### [Data block]
————

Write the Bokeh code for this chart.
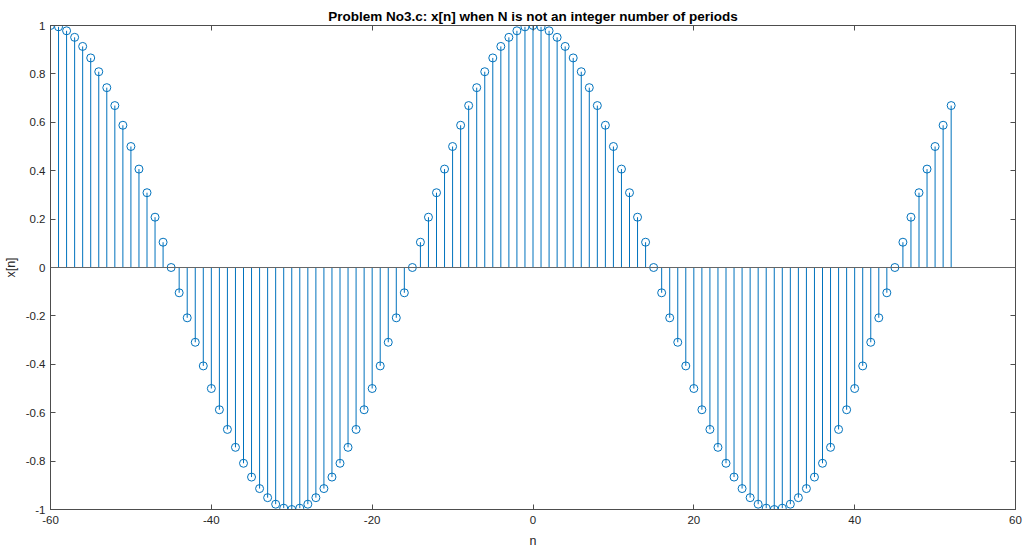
from bokeh.plotting import figure
from bokeh.models import LinearAxis, Range1d, Span, FixedTicker, ColumnDataSource
from bokeh.embed import file_html
from bokeh.resources import INLINE

n = list(range(-60, 53))
x = [
    1.0, 0.9945, 0.9781, 0.9511, 0.9135, 0.866, 0.809, 0.7431, 0.6691, 0.5878,
    0.5, 0.4067, 0.309, 0.2079, 0.1045, 0.0, -0.1045, -0.2079, -0.309, -0.4067,
    -0.5, -0.5878, -0.6691, -0.7431, -0.809, -0.866, -0.9135, -0.9511, -0.9781, -0.9945,
    -1.0, -0.9945, -0.9781, -0.9511, -0.9135, -0.866, -0.809, -0.7431, -0.6691, -0.5878,
    -0.5, -0.4067, -0.309, -0.2079, -0.1045, 0.0, 0.1045, 0.2079, 0.309, 0.4067,
    0.5, 0.5878, 0.6691, 0.7431, 0.809, 0.866, 0.9135, 0.9511, 0.9781, 0.9945,
    1.0, 0.9945, 0.9781, 0.9511, 0.9135, 0.866, 0.809, 0.7431, 0.6691, 0.5878,
    0.5, 0.4067, 0.309, 0.2079, 0.1045, 0.0, -0.1045, -0.2079, -0.309, -0.4067,
    -0.5, -0.5878, -0.6691, -0.7431, -0.809, -0.866, -0.9135, -0.9511, -0.9781, -0.9945,
    -1.0, -0.9945, -0.9781, -0.9511, -0.9135, -0.866, -0.809, -0.7431, -0.6691, -0.5878,
    -0.5, -0.4067, -0.309, -0.2079, -0.1045, 0.0, 0.1045, 0.2079, 0.309, 0.4067,
    0.5, 0.5878, 0.6691,
]
x_ticks = [-60, -40, -20, 0, 20, 40, 60]
y_ticks = [-1, -0.8, -0.6, -0.4, -0.2, 0, 0.2, 0.4, 0.6, 0.8, 1]
x_tick_labels = {-60: "-60", -40: "-40", -20: "-20", 0: "0", 20: "20", 40: "40", 60: "60"}
y_tick_labels = {-1: "-1", -0.8: "-0.8", -0.6: "-0.6", -0.4: "-0.4", -0.2: "-0.2", 0: "0",
                 0.2: "0.2", 0.4: "0.4", 0.6: "0.6", 0.8: "0.8", 1: "1"}
title = "Problem No3.c: x[n] when N is not an integer number of periods"

FONT = "Liberation Sans"
STEM = "#0072BD"
AX = "#4d4d4d"
TXT = "#262626"

src = ColumnDataSource(dict(n=n, x=x, z=[0] * len(n)))

p = figure(width=1023, height=550, output_backend="svg", toolbar_location=None,
           x_range=Range1d(-60, 60), y_range=Range1d(-1, 1),
           x_axis_location=None, y_axis_location=None,
           min_border_left=50, min_border_right=8, min_border_top=25, min_border_bottom=41)
p.title.text = title
p.title.align = "center"
p.title.text_font = FONT
p.title.text_font_size = "13.5px"
p.title.text_font_style = "bold"
p.title.text_color = "#000000"
p.title.standoff = 4
p.xgrid.visible = False
p.ygrid.visible = False
p.outline_line_color = AX
p.background_fill_color = "white"
p.border_fill_color = "white"

def make_axis(cls_loc, ticks, labels, show_labels, label_text=None, standoff=4, label_standoff=4):
    ax = LinearAxis(ticker=FixedTicker(ticks=ticks))
    ax.major_label_overrides = labels
    ax.major_tick_in = 5
    ax.major_tick_out = 0
    ax.minor_tick_in = 0
    ax.minor_tick_out = 0
    ax.axis_line_color = AX
    ax.major_tick_line_color = AX
    ax.major_label_text_font = FONT
    ax.major_label_text_font_size = "11.5px"
    ax.major_label_text_color = TXT
    ax.major_label_standoff = standoff
    if not show_labels:
        ax.major_label_text_alpha = 0
        ax.major_label_text_font_size = "1px"
    if label_text:
        ax.axis_label = label_text
        ax.axis_label_text_font = FONT
        ax.axis_label_text_font_size = "12.5px"
        ax.axis_label_text_font_style = "normal"
        ax.axis_label_text_color = TXT
        ax.axis_label_standoff = label_standoff
    p.add_layout(ax, cls_loc)
    return ax

make_axis("below", x_ticks, x_tick_labels, True, "n", standoff=6, label_standoff=7)
make_axis("left", y_ticks, y_tick_labels, True, "x[n]", standoff=5, label_standoff=5)
make_axis("above", x_ticks, x_tick_labels, False)
make_axis("right", y_ticks, y_tick_labels, False)

p.add_layout(Span(location=0, dimension="width", line_color="#666666", line_width=1.2))

p.segment(x0="n", y0="z", x1="n", y1="x", source=src, line_color=STEM, line_width=1)
p.scatter(x="n", y="x", source=src, marker="circle", size=8, fill_color=None,
          line_color=STEM, line_width=1)

open("out.html", "w").write(file_html(p, INLINE))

————

Leave out any pictures, please, and quote only the lines from the top of the data through the line that contains "from bokeh.resources import INLINE".

### [Correct response]
Write the Bokeh code for this chart.
from bokeh.plotting import figure
from bokeh.models import LinearAxis, Range1d, Span, FixedTicker, ColumnDataSource
from bokeh.embed import file_html
from bokeh.resources import INLINE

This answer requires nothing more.